Opportunitätsprinzip

[85] Opportunitätsprinzip, im modernen Strafprozeß derjenige Grundsatz, wonach die Strafverfolgung durch die Staatsanwaltschaft nicht schlechthin die Folge einer strafbaren Tätigkeit sein, sondern das Einschreiten der Staatsanwaltschaft wesentlich davon abhängig gemacht werden soll, ob dasselbe im öffentlichen Interesse als geboten erscheint.

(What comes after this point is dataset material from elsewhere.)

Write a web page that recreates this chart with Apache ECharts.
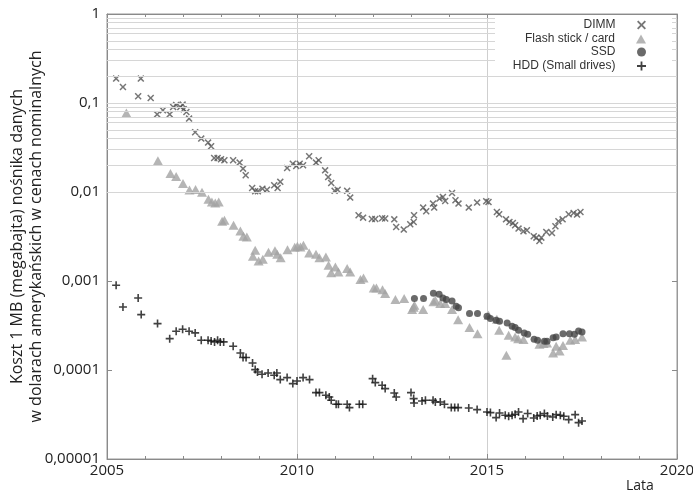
<!DOCTYPE html>
<html><head><meta charset="utf-8">
<script src="https://cdn.jsdelivr.net/npm/echarts@6/dist/echarts.min.js"></script>
<style>html,body{margin:0;padding:0;background:#fff}#c{width:693px;height:494px}</style>
</head><body><div id="c"></div>
<script>
const seriesNames = ['DIMM', 'Flash stick / card', 'SSD', 'HDD (Small drives)'];
const dimm = [[2005.24,0.188],[2005.42,0.151],[2005.82,0.119],[2005.89,0.188],[2006.15,0.114],[2006.32,0.0746],[2006.47,0.0828],[2006.65,0.0746],[2006.74,0.0902],[2006.82,0.095],[2006.93,0.0902],[2006.99,0.096],[2007.02,0.085],[2007.09,0.0792],[2007.16,0.0668],[2007.32,0.0469],[2007.48,0.0398],[2007.66,0.0359],[2007.74,0.0326],[2007.82,0.0241],[2007.91,0.0241],[2008.00,0.0233],[2008.09,0.0227],[2008.32,0.0227],[2008.49,0.0214],[2008.58,0.0183],[2008.65,0.0154],[2008.82,0.0111],[2008.90,0.0102],[2008.97,0.0102],[2009.09,0.0109],[2009.21,0.0106],[2009.40,0.0119],[2009.49,0.0111],[2009.56,0.0130],[2009.74,0.0186],[2009.89,0.0208],[2009.98,0.0196],[2010.07,0.0208],[2010.16,0.0200],[2010.32,0.0252],[2010.50,0.0214],[2010.57,0.0227],[2010.74,0.0175],[2010.82,0.0147],[2010.90,0.0126],[2010.99,0.0103],[2011.07,0.0106],[2011.32,0.0103],[2011.40,0.00865],[2011.62,0.00547],[2011.74,0.00515],[2011.97,0.00498],[2012.06,0.00498],[2012.24,0.00507],[2012.32,0.00503],[2012.56,0.00493],[2012.61,0.00404],[2012.81,0.00378],[2012.98,0.00434],[2013.07,0.0046],[2013.08,0.00547],[2013.32,0.00668],[2013.40,0.00607],[2013.58,0.00741],[2013.61,0.00668],[2013.75,0.00843],[2013.84,0.00879],[2013.90,0.00792],[2014.08,0.00975],[2014.17,0.00807],[2014.25,0.00741],[2014.52,0.00668],[2014.74,0.0076],[2014.98,0.00786],[2015.04,0.00772],[2015.26,0.00596],[2015.32,0.00562],[2015.50,0.00493],[2015.59,0.0046],[2015.68,0.00449],[2015.74,0.00423],[2015.83,0.00388],[2015.96,0.00362],[2016.05,0.00372],[2016.23,0.00318],[2016.30,0.00307],[2016.38,0.00281],[2016.43,0.00307],[2016.56,0.00356],[2016.71,0.00346],[2016.80,0.00412],[2016.88,0.00469],[2016.99,0.00493],[2017.15,0.00562],[2017.28,0.00581],[2017.37,0.00557],[2017.46,0.00596]];
const flash = [[2005.51,0.0772],[2006.34,0.0225],[2006.67,0.0161],[2006.82,0.0149],[2007.00,0.0125],[2007.17,0.0105],[2007.33,0.0107],[2007.50,0.00993],[2007.67,0.00828],[2007.76,0.00772],[2007.85,0.00752],[2007.94,0.00772],[2008.03,0.00469],[2008.09,0.00481],[2008.33,0.00423],[2008.51,0.00365],[2008.59,0.00318],[2008.68,0.00312],[2008.84,0.00190],[2008.90,0.00221],[2008.99,0.00168],[2009.10,0.00175],[2009.25,0.00210],[2009.42,0.00219],[2009.48,0.00200],[2009.57,0.00183],[2009.75,0.00224],[2009.94,0.00239],[2010.01,0.00245],[2010.09,0.00241],[2010.17,0.00252],[2010.32,0.00207],[2010.50,0.00200],[2010.59,0.00183],[2010.76,0.00186],[2010.83,0.00150],[2010.90,0.00124],[2011.01,0.00144],[2011.09,0.00126],[2011.32,0.00138],[2011.40,0.00126],[2011.67,0.00104],[2011.75,0.00108],[2012.02,0.000834],[2012.09,0.000834],[2012.25,0.000800],[2012.32,0.000722],[2012.59,0.000618],[2012.82,0.000634],[2013.03,0.000477],[2013.07,0.000506],[2013.09,0.000533],[2013.32,0.000477],[2013.59,0.000584],[2013.64,0.000607],[2013.77,0.000557],[2013.90,0.000557],[2014.08,0.000477],[2014.24,0.000368],[2014.54,0.000300],[2014.75,0.000256],[2015.04,0.000412],[2015.26,0.000372],[2015.32,0.000279],[2015.51,0.000146],[2015.57,0.000245],[2015.74,0.000235],[2015.82,0.000225],[2015.96,0.000220],[2016.38,0.000195],[2016.49,0.000198],[2016.58,0.000201],[2016.74,0.000155],[2016.82,0.000185],[2016.91,0.000163],[2017.00,0.000189],[2017.19,0.000216],[2017.32,0.000220],[2017.50,0.000235]];
const ssd = [[2013.09,0.000634],[2013.33,0.000634],[2013.59,0.000728],[2013.74,0.000709],[2013.84,0.000644],[2013.93,0.000618],[2014.08,0.000596],[2014.19,0.000520],[2014.25,0.000502],[2014.54,0.000430],[2014.75,0.000430],[2015.00,0.000401],[2015.09,0.000378],[2015.24,0.000362],[2015.33,0.000353],[2015.53,0.000337],[2015.66,0.000310],[2015.74,0.000300],[2015.83,0.000279],[2015.98,0.000261],[2016.07,0.000252],[2016.24,0.000221],[2016.33,0.000216],[2016.51,0.000210],[2016.58,0.000210],[2016.74,0.000231],[2016.82,0.000235],[2017.00,0.000256],[2017.17,0.000256],[2017.30,0.000252],[2017.41,0.000274],[2017.50,0.000267]];
const hdd = [[2005.24,0.000895],[2005.42,0.000510],[2005.82,0.000644],[2005.90,0.000419],[2006.33,0.000332],[2006.65,0.000225],[2006.82,0.000272],[2006.99,0.000287],[2007.16,0.000272],[2007.32,0.000261],[2007.48,0.000216],[2007.66,0.000216],[2007.74,0.000212],[2007.83,0.000207],[2007.91,0.000216],[2007.98,0.000207],[2008.07,0.000207],[2008.32,0.000185],[2008.51,0.000155],[2008.58,0.000138],[2008.66,0.000138],[2008.83,0.000120],[2008.90,0.000101],[2008.96,0.0000950],[2009.08,0.0000895],[2009.24,0.0000925],[2009.40,0.0000872],[2009.47,0.0000925],[2009.56,0.0000780],[2009.74,0.0000821],[2009.89,0.0000703],[2010.00,0.0000752],[2010.16,0.0000821],[2010.33,0.0000780],[2010.50,0.0000557],[2010.59,0.0000557],[2010.76,0.0000520],[2010.85,0.0000498],[2010.90,0.0000457],[2011.03,0.0000412],[2011.09,0.0000412],[2011.32,0.0000412],[2011.38,0.0000378],[2011.64,0.0000412],[2011.73,0.0000412],[2011.99,0.0000800],[2012.06,0.0000722],[2012.24,0.0000673],[2012.32,0.0000618],[2012.56,0.0000552],[2012.61,0.0000498],[2013.00,0.0000557],[2013.07,0.0000477],[2013.08,0.0000426],[2013.29,0.0000449],[2013.38,0.0000457],[2013.58,0.0000457],[2013.64,0.0000437],[2013.77,0.0000437],[2013.88,0.0000412],[2014.06,0.0000378],[2014.15,0.0000378],[2014.24,0.0000378],[2014.52,0.0000374],[2014.74,0.0000359],[2015.00,0.0000337],[2015.09,0.0000332],[2015.24,0.0000292],[2015.33,0.0000329],[2015.48,0.0000310],[2015.57,0.0000302],[2015.66,0.0000310],[2015.74,0.0000318],[2015.83,0.0000337],[2015.95,0.0000284],[2016.07,0.0000324],[2016.23,0.0000289],[2016.32,0.0000304],[2016.40,0.0000310],[2016.51,0.0000324],[2016.59,0.0000304],[2016.73,0.0000296],[2016.82,0.0000315],[2016.93,0.0000310],[2017.02,0.0000302],[2017.15,0.0000277],[2017.32,0.0000315],[2017.41,0.0000256],[2017.50,0.0000267]];
const yMin = 0.00001, yMax = 1;
const xMin = 2005, xMax = 2020, xStep = 5;
const xName = 'Lata';
const yName = 'Koszt 1 MB (megabajta) nośnika danych\nw dolarach amerykańskich w cenach nominalnych';

// minor log grid values: m * 10^k
const gridValues = [];
for (let k = -5; k < 0; k++) for (let m = 1; m <= 9; m++) {
  const v = parseFloat((m * Math.pow(10, k)).toPrecision(3));
  if (v > yMin) gridValues.push(v);
}

const crossPath = 'path://M0,1.5L1.5,0L5,3.5L8.5,0L10,1.5L6.5,5L10,8.5L8.5,10L5,6.5L1.5,10L0,8.5L3.5,5Z';
const plusPath = 'path://M4,0H6V4H10V6H6V10H4V6H0V4H4Z';
const font = 'Open Sans';

const chart = echarts.init(document.getElementById('c'), null, {renderer: 'canvas'});
const legendTops = [19, 33, 46, 60];
const xAxisBase = {
  type: 'value', min: xMin, max: xMax, interval: xStep,
  axisLine: {show: true, lineStyle: {color: '#8a8a8a'}},
  axisTick: {show: true, inside: true, length: 5, lineStyle: {color: '#8a8a8a'}},
  minorTick: {show: true, splitNumber: 5, length: 3, lineStyle: {color: '#8a8a8a'}},
  splitLine: {show: false}
};
chart.setOption({
  animation: false,
  backgroundColor: '#fff',
  title: {text: xName, left: 626, top: 479, padding: 0,
    textStyle: {fontFamily: font, fontSize: 14, fontWeight: 'normal', color: '#222'}},
  grid: {left: 107, right: 16, top: 14, bottom: 35, show: true, borderColor: '#999', borderWidth: 1,
    backgroundColor: 'transparent', containLabel: false, outerBoundsMode: 'none'},
  legend: seriesNames.map((n, i) => ({
    data: [n], right: 47, top: legendTops[i], padding: 0, align: 'right', orient: 'horizontal',
    itemWidth: 10, itemHeight: 9, selectedMode: false, z: 10,
    textStyle: {fontFamily: 'Liberation Sans', fontSize: 12, color: '#333', padding: [0, 16, 0, 0]}
  })),
  graphic: [{type: 'rect', shape: {x: 495, y: 15, width: 177, height: 59}, style: {fill: '#fff'}, z: 8, silent: true}],
  xAxis: [
    Object.assign({}, xAxisBase, {
      position: 'bottom',
      splitLine: {show: true, lineStyle: {color: '#cfcfcf'}},
      axisLabel: {fontFamily: font, fontSize: 15, color: '#222', margin: 4, formatter: v => String(v)}
    }),
    Object.assign({}, xAxisBase, {position: 'top', axisLabel: {show: false}})
  ],
  yAxis: [
    {
      type: 'log', logBase: 10, min: yMin, max: yMax,
      name: yName, nameLocation: 'middle', nameGap: 61, nameMoveOverlap: false,
      nameTextStyle: {fontFamily: font, fontSize: 16, lineHeight: 19, color: '#222'},
      axisLine: {show: true, lineStyle: {color: '#8a8a8a'}},
      axisTick: {show: true, inside: true, length: 5, lineStyle: {color: '#8a8a8a'}},
      splitLine: {show: false},
      axisLabel: {fontFamily: font, fontSize: 15, color: '#222', margin: 7,
        formatter: v => v >= 1 ? '1' : v.toFixed(Math.round(-Math.log10(v))).replace('.', ',')}
    },
    {
      type: 'log', logBase: 10, min: yMin, max: yMax, position: 'right',
      axisLine: {show: true, lineStyle: {color: '#999'}},
      axisTick: {show: true, inside: true, length: 5, lineStyle: {color: '#8a8a8a'}},
      axisLabel: {show: false}, splitLine: {show: false}
    }
  ],
  series: [
    {
      type: 'scatter', name: '__grid', data: [], silent: true, z: 1,
      markLine: {
        silent: true, symbol: ['none', 'none'], animation: false,
        label: {show: false}, emphasis: {disabled: true},
        lineStyle: {color: '#d6d6d6', width: 1, type: 'solid'},
        data: gridValues.map(v => ({yAxis: v}))
      }
    },
    {type: 'scatter', name: seriesNames[0], data: dimm, symbol: crossPath, symbolSize: 7,
      itemStyle: {color: '#555'}, z: 3},
    {type: 'scatter', name: seriesNames[1], data: flash, symbol: 'triangle', symbolSize: [10, 9],
      itemStyle: {color: '#a3a3a3'}, z: 3},
    {type: 'scatter', name: seriesNames[2], data: ssd, symbol: 'circle', symbolSize: 7,
      itemStyle: {color: '#454545'}, z: 4},
    {type: 'scatter', name: seriesNames[3], data: hdd, symbol: plusPath, symbolSize: 8,
      itemStyle: {color: '#111'}, z: 3}
  ]
});
</script></body></html>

Die Anhänger dieses Prinzips, wonach der Staatsanwalt die Verfolgung einer verbrecherischen Handlungsweise auch unterlassen könnte, wenn ihm dies durch das öffentliche Interesse als geboten erscheinen würde, wollen zur etwaigen Korrektur des sogen. Anklagemonopols der Staatsanwaltschaft ein möglichst weitgehendes Recht der Privatklage dem Verletzten einräumen, wie dies im französischen Rechte der Fall ist. Die deutsche Strafprozeßordnung geht nicht von dem O., sondern vielmehr von dem Grundsatz aus, daß die Staatsanwaltschaft bei einer strafbaren Handlung zum Einschreiten verpflichtet ist (sogen. Legalitätsprinzip, s. d.). Nur ausnahmsweise kommt das O. zur Geltung, namentlich bei Beleidigungen und leichten Körperverletzungen, bei denen die Staatsanwaltschaft mit der öffentlichen Klage nur dann einschreitet, wenn dies im öffentlichen Interesse liegt (Deutsche Strafprozeßordnung, § 416). Auch bei den im Ausland begangenen strafbaren Handlungen ist es dem Ermessen der Staatsanwaltschaft anheimgestellt, ob sie in den gesetzlich überhaupt strafbaren Fällen einschreiten, oder ob sie dies, namentlich mit Rücksicht auf einen unverhältnismäßig hohen Kostenaufwand, nicht lieber unterlassen will (Deutsches Strafgesetzbuch, § 4). In Österreich gilt das strenge Legalitätsprinzip (§ 34 der Strafprozeßordnung).

Quelle:
Meyers Großes Konversations-Lexikon, Band 15. Leipzig 1908, S. 85.